Dear brothers and sisters in Christ,
As I write this article, it is just two days before Ash Wednesday and the beginning of the Lenten season. As you read it, Lent has most likely already begun. This time of year, I hear the question again and again: “What are you giving up for Lent?” Or, perhaps a little more gently, “Are you giving anything up for Lent?”
The practice of ‘giving something up’ for Lent comes from one of the traditional practices of the season: fasting. But sometimes it seems as if this ancient practice has become trivialized. Lenten fasts become a second chance at failed New Year’s Resolutions, instead of practices aimed to
draw us closer to God. That’s not say that they can’t be good and meaningful, just that we ought to keep the purpose in mind when thinking about them.
Lent is a time to return to the Lord. To assess the ways our lives have gotten out of sync with God’s intention. Prayer, fasting, and almsgiving have been the three traditional practices of Lent that seek to help us do this. I’d like to share what I’ll be doing for each of these practices—not just fasting—for this Lent.
Prayer: St. Paul’s Stephen Ministry dedicated part of December and early January to creating a Lenten Devotional. For each day of Lent, beginning on Ash Wednesday and ending on Easter Sunday, there is a suggested Bible reading, a short reflection, and a prayer written by our Stephen Ministers. You can pick up a copy of the booklet in the narthex. I’ll be starting my
morning with these devotions throughout Lent.
Fasting: ELCA Young Adults and ELCA Advocacy has teamed up to encourage folks to fast from single-use plastics this Lent. That means no plastic bags at the grocery store, no plastic silverware in take-out orders, and no single-use water bottles (among other things). This is a fast that’s going to take planning, but its goal is to become more attuned to how our actions affect God’s creation and to help us be better stewards of the earth. I don’t expect I’ll succeed perfectly at this fast, but I do expect to learn and grow.

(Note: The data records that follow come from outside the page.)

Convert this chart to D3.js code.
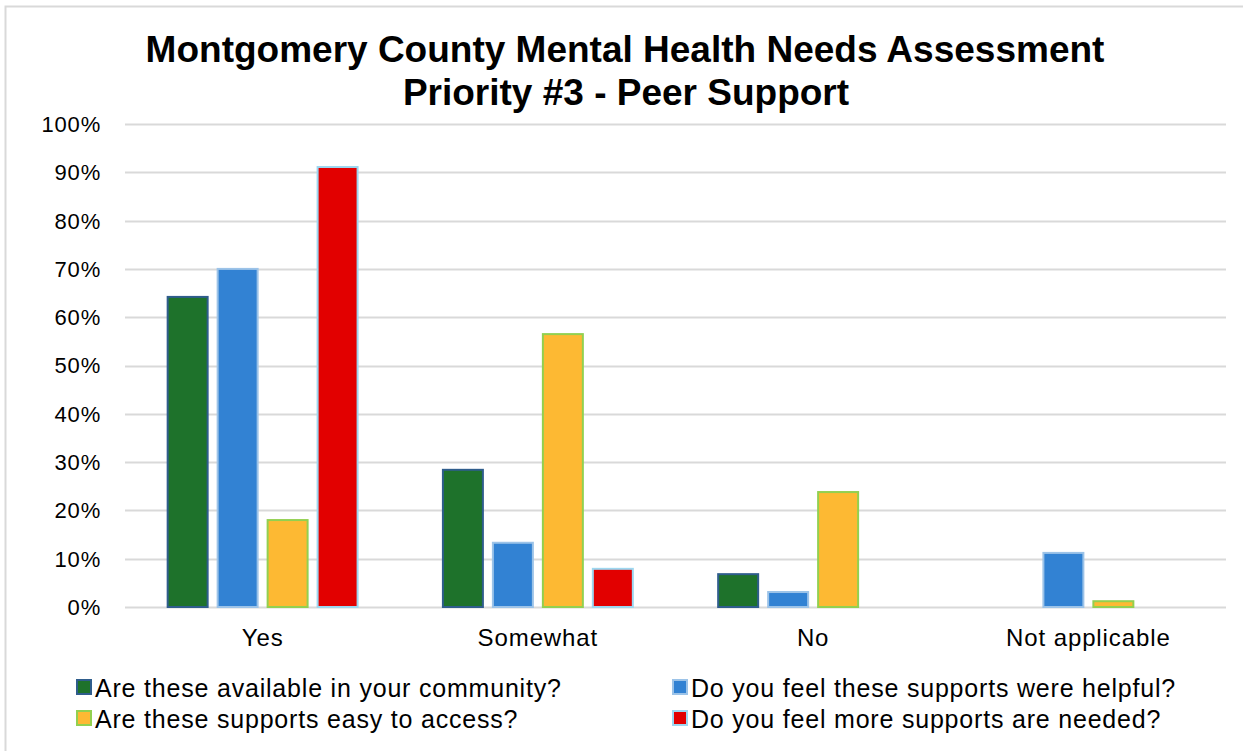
<!DOCTYPE html>
<html lang="en">
  <head>
    <meta charset="UTF-8" />
    <title>Montgomery County Mental Health Needs Assessment</title>
    <script src="https://d3js.org/d3.v7.min.js"></script>
    <style>
      body {
        margin: 0;
        background: #fff;
      }
      text {
        font-family: "Liberation Sans", Arial, sans-serif;
        fill: #000;
      }
      .title {
        font-weight: bold;
        font-size: 37px;
      }
      .tick-label {
        font-size: 22px;
        letter-spacing: 0.8px;
      }
      .cat-label {
        font-size: 24px;
        letter-spacing: 0.9px;
      }
      .legend-label {
        font-size: 25px;
        letter-spacing: 0.8px;
      }
    </style>
  </head>
  <body>
    <svg width="1243" height="751"></svg>
    <script>
      // Data
      var categories = ["Yes", "Somewhat", "No", "Not applicable"];
      var seriesNames = [
        "Are these available in your community?",
        "Do you feel these supports were helpful?",
        "Are these supports easy to access?",
        "Do you feel more supports are needed?"
      ];
      var available = [0.642, 0.284, 0.068, 0];
      var helpful = [0.70, 0.133, 0.031, 0.112];
      var easyAccess = [0.18, 0.565, 0.238, 0.012];
      var moreNeeded = [0.911, 0.079, 0, 0];
      var yTicks = [0, 0.1, 0.2, 0.3, 0.4, 0.5, 0.6, 0.7, 0.8, 0.9, 1];

      var fills = ["#1e722b", "#3282d3", "#fdb933", "#e20000"];
      var strokes = ["#2f5d8c", "#9cc3e8", "#92d050", "#9dd7f0"];

      var series = [available, helpful, easyAccess, moreNeeded];

      var svg = d3.select("svg");

      // outer chart border (only top and left edges visible in the crop)
      svg
        .append("rect")
        .attr("x", 5.5)
        .attr("y", 6.5)
        .attr("width", 1300)
        .attr("height", 800)
        .attr("fill", "none")
        .attr("stroke", "#d9d9d9")
        .attr("stroke-width", 2);

      var plotLeft = 125,
        plotRight = 1226,
        plotTop = 124,
        plotBottom = 607;

      var y = d3.scaleLinear().domain([0, 1]).range([plotBottom, plotTop]);
      var x0 = d3
        .scaleBand()
        .domain(categories)
        .range([plotLeft, plotRight])
        .paddingInner(0.31)
        .paddingOuter(0.155);
      var x1 = d3
        .scaleBand()
        .domain(d3.range(series.length))
        .range([0, x0.bandwidth()])
        .paddingInner(0.2);

      // gridlines
      svg
        .append("g")
        .selectAll("line")
        .data(yTicks)
        .enter()
        .append("line")
        .attr("x1", plotLeft)
        .attr("x2", plotRight)
        .attr("y1", function (d) {
          return Math.round(y(d)) + 0.5;
        })
        .attr("y2", function (d) {
          return Math.round(y(d)) + 0.5;
        })
        .attr("stroke", "#d9d9d9")
        .attr("stroke-width", 2);

      // y tick labels
      svg
        .append("g")
        .selectAll("text")
        .data(yTicks)
        .enter()
        .append("text")
        .attr("class", "tick-label")
        .attr("x", 101)
        .attr("y", function (d) {
          return y(d);
        })
        .attr("dy", "0.36em")
        .attr("text-anchor", "end")
        .text(d3.format(".0%"));

      // bars
      var groups = svg
        .append("g")
        .selectAll("g")
        .data(categories)
        .enter()
        .append("g")
        .attr("transform", function (d) {
          return "translate(" + x0(d) + ",0)";
        });

      groups
        .selectAll("rect")
        .data(function (d, i) {
          return series.map(function (s, k) {
            return { k: k, v: s[i] };
          });
        })
        .enter()
        .filter(function (d) {
          return d.v > 0;
        })
        .append("rect")
        .attr("x", function (d) {
          return x1(d.k);
        })
        .attr("width", x1.bandwidth())
        .attr("y", function (d) {
          return y(d.v);
        })
        .attr("height", function (d) {
          return plotBottom - y(d.v);
        })
        .attr("fill", function (d) {
          return fills[d.k];
        })
        .attr("stroke", function (d) {
          return strokes[d.k];
        })
        .attr("stroke-width", 2);

      // category labels
      svg
        .append("g")
        .selectAll("text")
        .data(categories)
        .enter()
        .append("text")
        .attr("class", "cat-label")
        .attr("x", function (d) {
          return x0(d) + x0.bandwidth() / 2;
        })
        .attr("y", 646)
        .attr("text-anchor", "middle")
        .text(function (d) {
          return d;
        });

      // title
      var title = svg
        .append("text")
        .attr("class", "title")
        .attr("text-anchor", "middle");
      title.append("tspan").attr("x", 625).attr("y", 62).text("Montgomery County Mental Health Needs Assessment");
      title.append("tspan").attr("x", 626).attr("y", 105).text("Priority #3 - Peer Support");

      // legend: two columns, series 0/1 on the first row, 2/3 on the second
      var legendPos = [
        [76, 697],
        [672, 697],
        [76, 728],
        [672, 728]
      ];
      var legend = svg
        .append("g")
        .selectAll("g")
        .data(d3.range(seriesNames.length))
        .enter()
        .append("g")
        .attr("transform", function (d) {
          return "translate(" + legendPos[d][0] + "," + legendPos[d][1] + ")";
        });
      legend
        .append("rect")
        .attr("x", 1)
        .attr("y", -17)
        .attr("width", 14)
        .attr("height", 14)
        .attr("fill", function (d) {
          return fills[d];
        })
        .attr("stroke", function (d) {
          return strokes[d];
        })
        .attr("stroke-width", 2);
      legend
        .append("text")
        .attr("class", "legend-label")
        .attr("x", 19)
        .attr("y", 0)
        .text(function (d) {
          return seriesNames[d];
        });
    </script>
  </body>
</html>
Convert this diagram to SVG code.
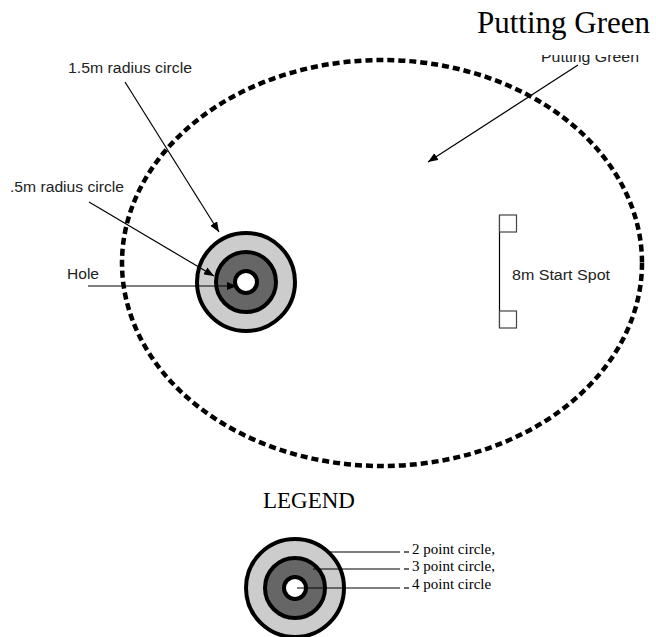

Almsgiving: Also known as charity. Every Lent, our Sunday School leads St. Paul’s in collecting for a specific charity. This year, we will be raising funds to help provide honeybees and training to people in Iraq and Syria through Lutheran World Relief. Bees are essential to our environment and keeping them for honey is a valuable skill and income source for refugee families.
However you observe Lent—whether it’s through one or more of these practices, or something else entirely—I pray you have a blessed and holy season. May we be drawn in by God’s never-ceasing love, nourished in our faith, and (re-)shaped as God’s hands and feet in the world.